Moreover, the pesticide industry is of worth Rs 10,000 Crore only. As per the information, hardly 35 per cent of farmers are using pesticides. That is a major reason of such heavy loses of crops. If farmers use pesticides judiciously, we could save crops of around Rs. 50,000 Cr. That will be a big achievement.
If 65 per cent of farmers are not using pesticides, do you see lack of awareness programmes for pesticide usage as a reason for it?
Although the government is trying hard and spending money and releasing budget, give training and education to the farmers, but it has just a little impact on ground level. The implementation is a major problem. It should actually be a PPP programme. A company has its own limitation, we are having around 1500 B.Sc, M.Sc graduates, they are called Dhanuka Doctors and their job is not to sell the products. Their job is to give training to the farmers. They are doing yield demonstration in the villages. They are involving themselves from sowing to harvesting. That kind of promotional activities we are doing. India is having more than 600,000 vi llages; a single company cannot do that, it should be a public private partnership, and the entire industry should chip in.
What are the stumbling blocks do you see in this sector?
The major problems we discussed about the irrigation facilities, less usage of pesticides. According to a university data, India is the least pesticide consuming country in the world as the consumption is hardly 500 gm per hectare. And highest is Taiwan, around 70 kg, Japan 11 Kg, US and all developed European countries are consuming 10 times that of India. Basically, these are the roadblocks and from the government’s point of view, the Public-Private-Partnership should be adopted. At the grassroots level, the training of the farmers needs to be done.
As other agri- inputs , pesticides should also be exempted from the excise and sale tax. That would lower the input cost to the farmers and they would be inclined to use of pesticides.
What are the basic reason that inhibits pulses and oilseeds production and we still depend largely on imports?
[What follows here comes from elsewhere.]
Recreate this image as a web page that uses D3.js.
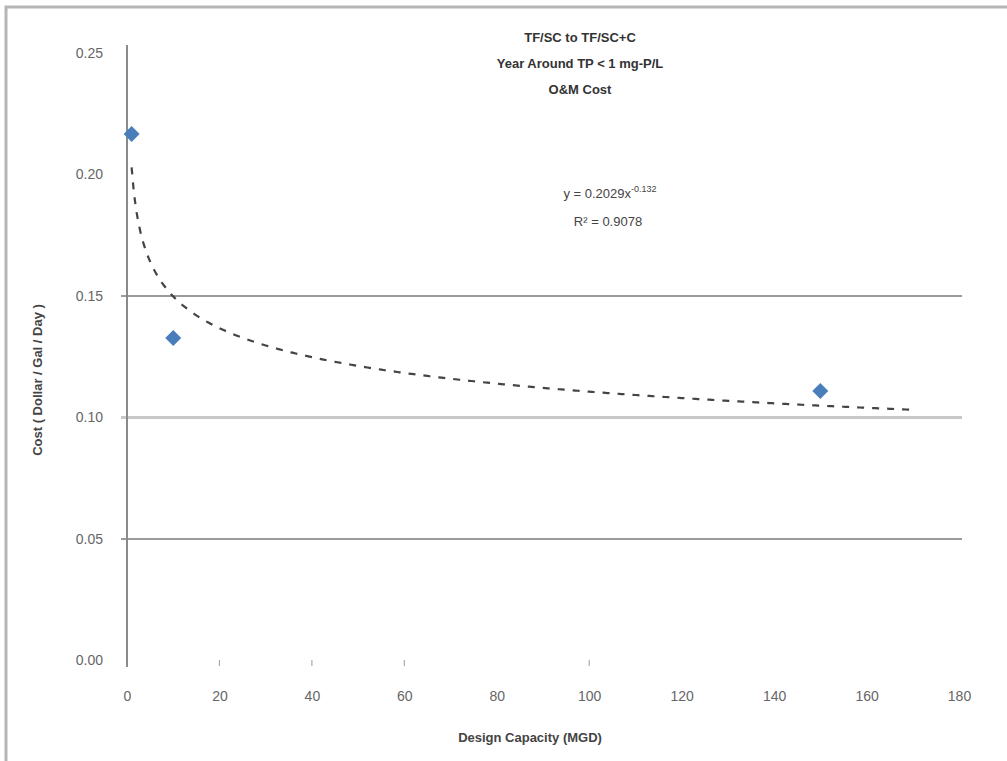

The cost of the production of the farmer is not viable for the farmers. Because, sometimes when he goes to sell the crops in the market, the middlemen take away the major profit share. Farmers should get the input on reasonable price and consumer can get the product at right price. It can only be possible by minimising the middlemen’s role. You will be shocked, when you see, sometimes farmers throw away the crop because he is not able to bear the cost of even bringing it to the market.
What are the way outs do you see to tackle these kinds of situations?
We have to fix the logistics. Cold storage and road transport and others need to be at place. Few good companies are playing good role and procuring the materials from the farmers. ITC Chaupal is doing good job, Reliance is also active in this field. Haryali Kisan Bazar is also doing good job. So the farmers are able to sell his crop on right price and they will remain with agriculture.